Use this practical review routine:
- Pull your latest campaign: isolate non-responders, opens, clicks, and completed RSVPs.
- Review each email in the sequence: confirm that each message has a unique role.
- Check friction points: test the RSVP form on mobile and desktop.
- Update timing: shorten or extend gaps based on your actual response window.
- Refresh subject lines: keep two or three alternatives ready for future sends.
- Refine segments: split audiences that behave differently.
- Archive what worked: save your best copy blocks for reuse.

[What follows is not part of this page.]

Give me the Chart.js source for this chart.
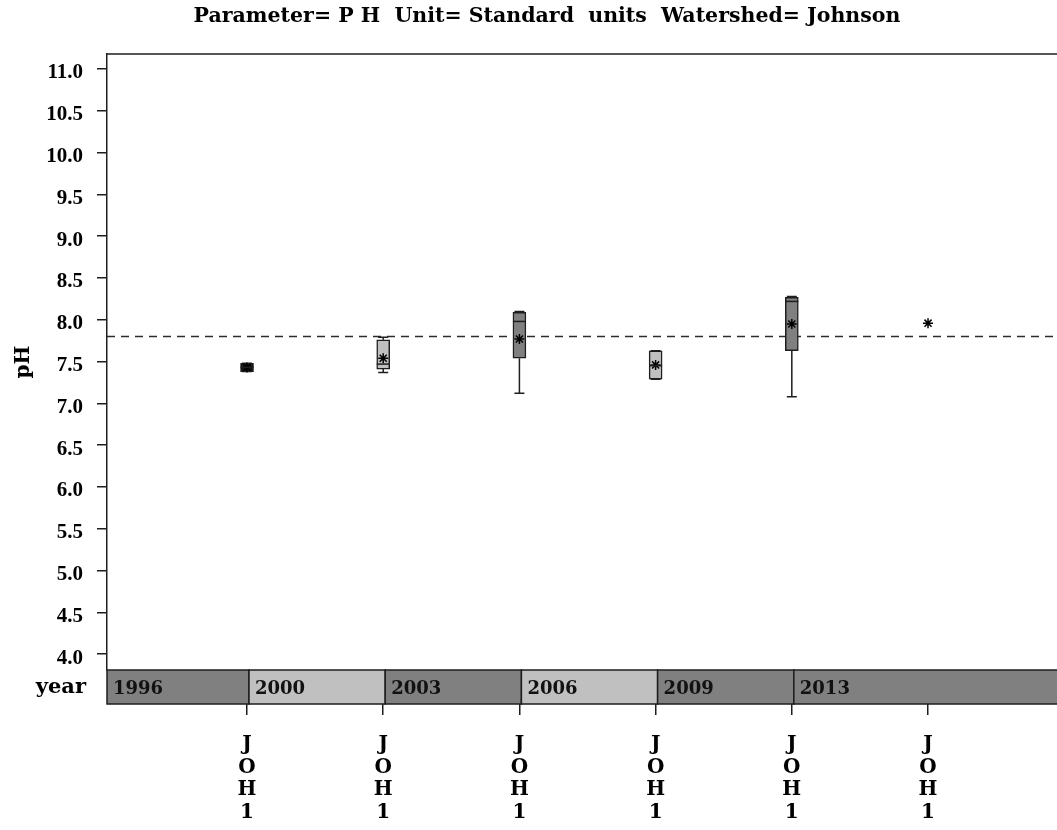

You should revisit sooner when any of the following happens:
- You launch a new event format
- Your audience shifts from local to remote or vice versa
- You add multilingual invitation email support
- Your brand tone changes
- Your RSVP workflow or software changes
- You notice a drop in replies even when opens stay steady
If you run recurring promotions or local event outreach, pairing this review with your broader campaign calendar can help. A retail opening, seasonal promotion, or community event often benefits from a planned invitation sequence instead of one isolated reminder. For campaign planning examples, see Grand Opening Email Campaign Timeline for Retail, Restaurants, and Local Businesses.
The simplest version of this advice is also the most durable: treat silence as a stage, not an endpoint. A missing RSVP is not always a rejection. Often it is a sign that the message, timing, or reply path needs adjustment. A calm, well-structured follow-up invitation email sequence gives recipients multiple chances to respond while giving your team cleaner guest data and better planning confidence.
If you want one system to keep, keep this one: segment non-responders, send purposeful reminders, remove friction from the RSVP action, and review the sequence after every event. That process will keep recovering attendees long after any single email draft goes stale.